Will or Trust?

Updated: Feb 8, 2019


I can't tell you how many times I have perspective clients come for an estate consultation telling me they think they need a will. The misconception I often hear is “I don’t need a trust because I don’t have millions”. This misconception is common for those not familiar with what happens to your property and interest after your death.


Unfortunately, for many, this thought process stops many people from asking the important question: why do I want a will? When a person dies, those assets held in their names (bank accounts, real estate, vehicles, investments, etc...) need a legal mechanism to pass to another person. Meaning, unless you have a right of survivorship designation (having your spouse as a joint tenant on your deed or having a pay on death beneficiary), the law requires your estate to go through a legal mechanism, called probate. If you own property in multiple states, your will has to go through probate in every state! To make matters worse, you have to alert all creditors to which you owe a debt to give them time to file a claim, seeking payment for debts you owe…or at least they allege you owe. The end result, often times, leads to your assets being congested in the probate system- being widdled away by legal fees, creditor payments, personal representative fees and other expenses.

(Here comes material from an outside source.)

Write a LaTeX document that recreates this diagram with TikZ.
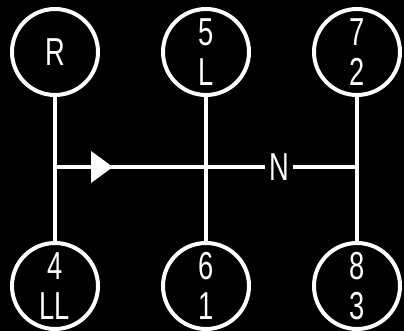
\documentclass[tikz,border=0pt]{standalone}
\usepackage{fontspec}
\usepackage{tikz}
\usetikzlibrary{arrows.meta, positioning}
\newfontfamily\gearfont[FakeStretch=0.7]{Liberation Sans}
\tikzstyle{gear} = [circle, 
minimum size=86pt, 
inner sep=0pt, 
line width=4pt, 
draw=white, 
text=white, 
align=center, 
font=\gearfont\fontsize{39}{40}\selectfont]
\tikzstyle{lever} = [line width=4pt, draw=white]
\tikzstyle{gatelabel} = [fill=black, text=white, inner sep=4pt, 
font=\gearfont\fontsize{39}{40}\selectfont]

\begin{document}
\begin{tikzpicture}[x=1pt, y=-1pt, node distance=144pt and 61pt]
        \fill[black] (0,0) rectangle (404,331);
        \useasboundingbox (0,0) rectangle (404,331);

        \node (rev) [gear] at (55,52) {R};
        \node (g5) [gear, right=of rev] {5\\L};
        \node (g7) [gear, right=of g5] {7\\2};
        \node (g4) [gear] at (55,286) {4\\LL};
        \node (g6) [gear, right=of g4] {6\\1};
        \node (g8) [gear, right=of g6] {8\\3};

        \coordinate (gate) at (0,167);
        \node (neutral) [gatelabel] at (279,167) {N};

        \draw [lever] (rev) -- (g4);
        \draw [lever] (g5) -- (g6);
        \draw [lever] (g7) -- (g8);

        \draw [lever] (rev |- gate) -- (neutral.west);
        \draw [lever] (neutral.east) -- (g7 |- gate);
        \draw [lever, -{Triangle[length=22pt, width=31pt]}] (rev |- gate) -- ++(58,0);

    \end{tikzpicture}
\end{document}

Luckily, there is another option for those who would like to put all of their assets into one place. In the right situation, a revocable trust may be your best bet. Here are some reasons why:


1. A well drafted and fully funded revocable trust avoids probate at death: When your assets are held in a trust, there is no need to file a probate estate because legally you own nothing when you die, your trust does. As a result, the assets in your trust do not have to wait for months, sometime years, to be dispersed (assuming your trust document has language to allow immediate dispersal).

2. A properly prepared trust avoids court interference if you become unable to handle your affairs: Most people would rather have a close family member or trusted friend of their choice handle their personal affairs if they become unable to. Without it your family is left to file a guardianship action with the courts, and it will be left up to the discretion of the judge. It's important to remember a will does nothing for you if you become incapacitated as it is only effective once you die.

3. A living trust puts all of your assets under one set of instructions and can help insure equal distribution of assets to your heir: It is not uncommon for clients to tell me they want their estate to be divided evenly among their heirs, and then proceed to tell me they want their land to go to Child 1 and their bank account to go to Child 2. The problem with this is you don’t know what you will own when you die. For example, if you have a last illness that requires you to expend all of your funds in your bank account, now you have essentially disinherited Child 2 without even realizing it. A trust ensures that your heirs can receive equal inheritance. A trust also makes it easier for your successor trustees to make sure that your assets go where you wanted them to. (Exceptions may include IRA’s and other tax-deferred plans).

4. A properly prepared and funded living trust is more private than a will and is more difficult to contest. Due to the public nature of a probate court, family fights and want-to-be-heirs are invited to tie up your assets by objecting to certain actions in the administration for your estate, as well as cost your heirs money by having to pay claims. There is also a statutory avenue for people to file a will contest against your will. Although Trusts can also be challenged, it is much less likely due to the private nature of the document.


To be clear, estate planning is not a one size fits all approach. You should consult a licensed attorney who can highlight the pros and cons of Trust Agreements verses a traditional will.